第273話 内外ともに停滞気味

「アイリス。すぐに元の姿に戻るんだ」


 ほとんど阿吽の呼吸で、アイリスは人型に変化する。

 スキルと魔法の無効化。さっきは広範囲にわたって発動したために仲間たちまで影響を受けたが、うまくコントロールすれば対象を選ぶこともできる。


 この場所でモンスターの姿を見られたらいろいろと面倒くさい。そういう意味で、ウィッキーのはだけたフードも被せてやる。亜人だとバレないようにな。

 というか、スライムの状態がアイリスの元の姿なんだったっけ。
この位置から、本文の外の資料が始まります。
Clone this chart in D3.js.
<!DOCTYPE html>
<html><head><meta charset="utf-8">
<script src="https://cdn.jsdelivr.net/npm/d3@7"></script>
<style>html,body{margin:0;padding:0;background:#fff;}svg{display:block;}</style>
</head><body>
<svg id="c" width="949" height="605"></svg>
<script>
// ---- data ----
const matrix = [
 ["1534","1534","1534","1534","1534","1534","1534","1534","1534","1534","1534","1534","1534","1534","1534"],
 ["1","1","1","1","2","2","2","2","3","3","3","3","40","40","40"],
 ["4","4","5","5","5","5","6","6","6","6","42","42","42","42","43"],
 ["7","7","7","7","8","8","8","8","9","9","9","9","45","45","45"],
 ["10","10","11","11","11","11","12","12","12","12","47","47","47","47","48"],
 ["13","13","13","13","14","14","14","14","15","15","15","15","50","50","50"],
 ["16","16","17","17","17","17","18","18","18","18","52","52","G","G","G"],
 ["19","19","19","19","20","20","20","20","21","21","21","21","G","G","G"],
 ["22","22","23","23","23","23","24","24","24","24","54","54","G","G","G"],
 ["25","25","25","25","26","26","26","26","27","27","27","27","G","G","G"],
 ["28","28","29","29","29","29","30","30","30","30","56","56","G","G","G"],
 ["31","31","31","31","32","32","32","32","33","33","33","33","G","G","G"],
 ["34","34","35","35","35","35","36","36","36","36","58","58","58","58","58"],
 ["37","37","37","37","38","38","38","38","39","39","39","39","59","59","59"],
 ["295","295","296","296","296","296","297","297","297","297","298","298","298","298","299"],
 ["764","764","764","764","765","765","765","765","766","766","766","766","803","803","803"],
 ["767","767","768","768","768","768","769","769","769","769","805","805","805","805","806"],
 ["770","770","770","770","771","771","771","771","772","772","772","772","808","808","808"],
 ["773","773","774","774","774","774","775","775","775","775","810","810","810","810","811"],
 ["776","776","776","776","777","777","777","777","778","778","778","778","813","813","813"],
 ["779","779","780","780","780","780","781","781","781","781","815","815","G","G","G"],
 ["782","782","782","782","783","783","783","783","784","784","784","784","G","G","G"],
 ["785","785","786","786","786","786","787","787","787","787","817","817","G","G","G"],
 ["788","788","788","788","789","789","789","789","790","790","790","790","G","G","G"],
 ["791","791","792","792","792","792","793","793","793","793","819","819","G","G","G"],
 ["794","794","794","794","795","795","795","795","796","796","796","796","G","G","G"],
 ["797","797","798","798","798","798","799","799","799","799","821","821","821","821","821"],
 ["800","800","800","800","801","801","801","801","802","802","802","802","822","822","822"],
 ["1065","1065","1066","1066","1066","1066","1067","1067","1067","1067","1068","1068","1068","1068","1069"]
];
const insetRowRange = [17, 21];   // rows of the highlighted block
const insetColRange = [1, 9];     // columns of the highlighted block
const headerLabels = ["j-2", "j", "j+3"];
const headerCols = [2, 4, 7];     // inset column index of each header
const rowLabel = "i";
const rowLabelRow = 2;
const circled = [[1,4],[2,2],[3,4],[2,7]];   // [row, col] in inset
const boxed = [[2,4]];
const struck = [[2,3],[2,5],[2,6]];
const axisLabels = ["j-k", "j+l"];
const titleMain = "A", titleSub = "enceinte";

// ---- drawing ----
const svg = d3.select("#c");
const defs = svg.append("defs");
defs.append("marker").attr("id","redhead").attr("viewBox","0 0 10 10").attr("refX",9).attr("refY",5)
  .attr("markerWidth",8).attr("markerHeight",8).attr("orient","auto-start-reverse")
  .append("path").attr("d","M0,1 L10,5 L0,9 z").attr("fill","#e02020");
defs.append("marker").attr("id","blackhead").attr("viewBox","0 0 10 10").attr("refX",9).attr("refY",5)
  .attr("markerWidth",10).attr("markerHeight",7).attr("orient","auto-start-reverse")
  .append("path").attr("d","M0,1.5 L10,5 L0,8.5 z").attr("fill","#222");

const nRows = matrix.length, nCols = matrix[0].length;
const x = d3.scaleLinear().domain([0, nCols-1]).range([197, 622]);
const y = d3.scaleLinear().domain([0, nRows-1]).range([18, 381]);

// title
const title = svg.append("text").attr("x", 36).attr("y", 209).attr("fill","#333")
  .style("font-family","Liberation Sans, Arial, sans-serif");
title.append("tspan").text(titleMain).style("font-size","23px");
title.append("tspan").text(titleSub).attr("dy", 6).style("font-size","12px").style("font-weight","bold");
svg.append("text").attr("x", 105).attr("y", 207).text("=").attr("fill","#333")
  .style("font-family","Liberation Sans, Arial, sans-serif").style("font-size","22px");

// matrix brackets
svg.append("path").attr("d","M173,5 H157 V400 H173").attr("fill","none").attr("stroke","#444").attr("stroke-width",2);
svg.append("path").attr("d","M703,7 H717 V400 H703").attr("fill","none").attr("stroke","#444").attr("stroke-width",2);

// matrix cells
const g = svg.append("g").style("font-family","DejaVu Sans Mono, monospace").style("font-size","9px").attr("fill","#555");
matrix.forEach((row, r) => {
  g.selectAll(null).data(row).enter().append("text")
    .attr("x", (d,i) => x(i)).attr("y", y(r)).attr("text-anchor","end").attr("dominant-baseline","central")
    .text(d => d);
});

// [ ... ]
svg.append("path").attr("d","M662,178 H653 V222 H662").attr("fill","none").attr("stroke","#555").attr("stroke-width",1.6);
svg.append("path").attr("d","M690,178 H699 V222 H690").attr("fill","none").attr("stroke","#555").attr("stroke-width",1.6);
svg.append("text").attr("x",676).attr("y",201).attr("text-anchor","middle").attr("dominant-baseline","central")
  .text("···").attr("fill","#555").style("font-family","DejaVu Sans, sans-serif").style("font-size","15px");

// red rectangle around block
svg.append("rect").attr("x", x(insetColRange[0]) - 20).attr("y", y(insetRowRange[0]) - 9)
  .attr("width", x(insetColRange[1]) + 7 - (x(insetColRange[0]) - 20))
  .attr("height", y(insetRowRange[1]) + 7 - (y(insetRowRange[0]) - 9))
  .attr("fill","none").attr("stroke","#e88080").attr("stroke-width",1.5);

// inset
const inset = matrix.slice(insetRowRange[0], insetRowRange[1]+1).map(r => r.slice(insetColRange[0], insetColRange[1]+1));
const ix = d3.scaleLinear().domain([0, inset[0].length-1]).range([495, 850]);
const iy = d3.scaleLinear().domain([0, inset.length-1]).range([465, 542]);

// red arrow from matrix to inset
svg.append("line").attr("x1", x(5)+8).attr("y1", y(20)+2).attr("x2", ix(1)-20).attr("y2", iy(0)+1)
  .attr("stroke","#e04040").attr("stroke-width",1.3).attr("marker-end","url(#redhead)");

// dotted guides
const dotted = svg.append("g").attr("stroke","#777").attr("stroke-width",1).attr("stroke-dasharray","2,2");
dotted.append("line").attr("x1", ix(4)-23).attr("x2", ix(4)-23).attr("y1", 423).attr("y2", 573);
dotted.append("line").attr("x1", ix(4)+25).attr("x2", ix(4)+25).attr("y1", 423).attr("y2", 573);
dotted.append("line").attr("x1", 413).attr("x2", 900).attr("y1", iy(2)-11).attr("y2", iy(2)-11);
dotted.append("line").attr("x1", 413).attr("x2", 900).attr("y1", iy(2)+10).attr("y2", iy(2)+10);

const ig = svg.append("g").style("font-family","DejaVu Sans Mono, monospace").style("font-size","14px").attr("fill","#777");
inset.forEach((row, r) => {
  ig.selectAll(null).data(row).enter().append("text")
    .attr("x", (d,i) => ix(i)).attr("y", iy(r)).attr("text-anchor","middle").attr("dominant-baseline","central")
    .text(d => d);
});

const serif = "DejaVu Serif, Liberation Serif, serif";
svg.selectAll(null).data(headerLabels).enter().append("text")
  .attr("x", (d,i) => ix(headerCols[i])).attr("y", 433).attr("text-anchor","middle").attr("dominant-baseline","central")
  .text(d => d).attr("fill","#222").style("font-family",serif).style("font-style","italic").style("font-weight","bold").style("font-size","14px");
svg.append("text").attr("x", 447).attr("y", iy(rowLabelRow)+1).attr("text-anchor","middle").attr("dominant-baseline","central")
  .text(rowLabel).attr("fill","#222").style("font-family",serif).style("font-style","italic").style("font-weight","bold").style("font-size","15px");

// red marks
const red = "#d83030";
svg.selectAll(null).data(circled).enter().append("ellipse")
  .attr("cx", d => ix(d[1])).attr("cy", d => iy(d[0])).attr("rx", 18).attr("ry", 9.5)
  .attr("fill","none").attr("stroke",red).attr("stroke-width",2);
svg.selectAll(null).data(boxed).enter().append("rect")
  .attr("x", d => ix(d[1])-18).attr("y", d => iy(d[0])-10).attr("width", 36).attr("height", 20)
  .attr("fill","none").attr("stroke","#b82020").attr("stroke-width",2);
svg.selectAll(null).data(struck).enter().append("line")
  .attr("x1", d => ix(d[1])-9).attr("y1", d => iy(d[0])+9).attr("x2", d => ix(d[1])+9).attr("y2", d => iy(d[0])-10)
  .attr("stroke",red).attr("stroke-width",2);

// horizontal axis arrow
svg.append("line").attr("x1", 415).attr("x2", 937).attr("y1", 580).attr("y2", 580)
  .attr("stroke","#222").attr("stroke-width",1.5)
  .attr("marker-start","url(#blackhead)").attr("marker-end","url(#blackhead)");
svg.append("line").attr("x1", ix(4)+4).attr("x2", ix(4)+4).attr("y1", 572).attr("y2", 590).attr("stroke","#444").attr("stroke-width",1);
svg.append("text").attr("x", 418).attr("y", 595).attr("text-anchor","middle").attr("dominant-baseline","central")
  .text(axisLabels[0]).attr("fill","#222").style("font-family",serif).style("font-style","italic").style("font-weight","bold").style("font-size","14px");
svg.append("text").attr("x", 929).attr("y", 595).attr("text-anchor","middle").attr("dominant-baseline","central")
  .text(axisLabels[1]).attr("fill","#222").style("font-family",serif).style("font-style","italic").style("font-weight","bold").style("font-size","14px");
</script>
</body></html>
俺の中ではもう人間の姿がデフォルトになっている。


 俺は周囲を見渡す。

 ここは王城内だ。親コルト派の連中はまだ来ていない。


「えっと、何が起こったの? これ」


 エレノアは目まぐるしく変わる状況に頭が追い付いていないようだ。


「安全に降りられる場所がここしか思い浮かばなかったんだ」


「でも王城の中っすよ? 不法侵入になるんじゃないっすか?」


「戦場のど真ん中よりはマシだろ」


 周囲には飛行手段を失って落下してきた連中も数人いた。気絶しているがまだ息がある。俺はそいつらにファーストエイドをかけて回る。誰が敵で誰が味方か判別はつかないが、とりあえず助けとけばいいだろう。


「そんで、これからどうすんだ」


 魔法をかけて回る俺についてくるマホさん。

 シーラもついてくる。俺のファーストエイドが気になるようだ。


「先生とフィードリットを探します。その為に来たんですから」


 さらに言えばセレンのことも気にかかる。あいつも王都にいるはずだから。


「お城に入ったのに誰も来ないっすね」


「戦いでそれどころじゃないんだと思う」


「うーん。それだけ余裕がないってことっすね」


 一通り医療魔法をかけ終えた俺は、ウィッキーとルーチェの会話に割り込んだ。


「ウィッキー。先生と連絡を取って、今どこにいるか聞いてくれ」


「りょーかいっす」


 懐から念話灯を取り出すウィッキー。俺はその隣に視線を移す。


「ルーチェ。先生たちを助けたら、どこに行けばいいと思う? 俺は学園に行こうと考えてるんだが」


「学園に逃げ込むってこと?」


 うーんと唸り、ルーチェは腕を組む。


「親コルト派に治外法権が通用するとは思えないけど」


「それはわかってるんだ。けど、同級生のことが気になってな」


「同級生?」


「ああ」


 セレンのことだ。あとは、おまけ程度にヒーモも当てはめてやってもいい。

 どうしても気になっちまう。


「うん。わかった。じゃあ、私に任せて」


 ルーチェは自信ありげな笑みで胸に手を当てる。


「アイリスと一緒に学園に行ってみる。どんな人?」


「セレン・オーリスっていう女の子だ。髪色は翡翠で、小柄で無表情な子だよ。従者を連れていないからわかりやすいと思う。それに、アイリスが顔を知ってる。エルフの森に行った時、一緒だった子だ」


「はい。憶えておりますわ」


「それなら十分だね。今から学園に行ってみる」


「ああ。頼むぞ。恩に着る」


 この二人に任せておけば安心だろう。


「アイリス、行こう!」


「はい。メイド長」


 ルーチェは軽く地を蹴り、ふわりと飛んで学園の方向へ飛んでいく。アイリスもそれに倣い、強かな跳躍でルーチェの後を追った。


「ロートス。先輩の位置がわかったっす」


 その間に、ウィッキーが通話を終えたようだった。


「どこだ?」


「中央街の大通り。激戦区らしいっす……けど」


「けど」


「スキルと魔法が急に使えなくなったせいで、みんな混乱してるみたいっす。一時的に戦闘が止まってるところもあるらしくて」


「だろうな」


 ふむ。


「とにかく先生のところに向かおう。戦いが収まってるってんなら、好都合だろうし」


 これこそ、俺のチートの賜物だな。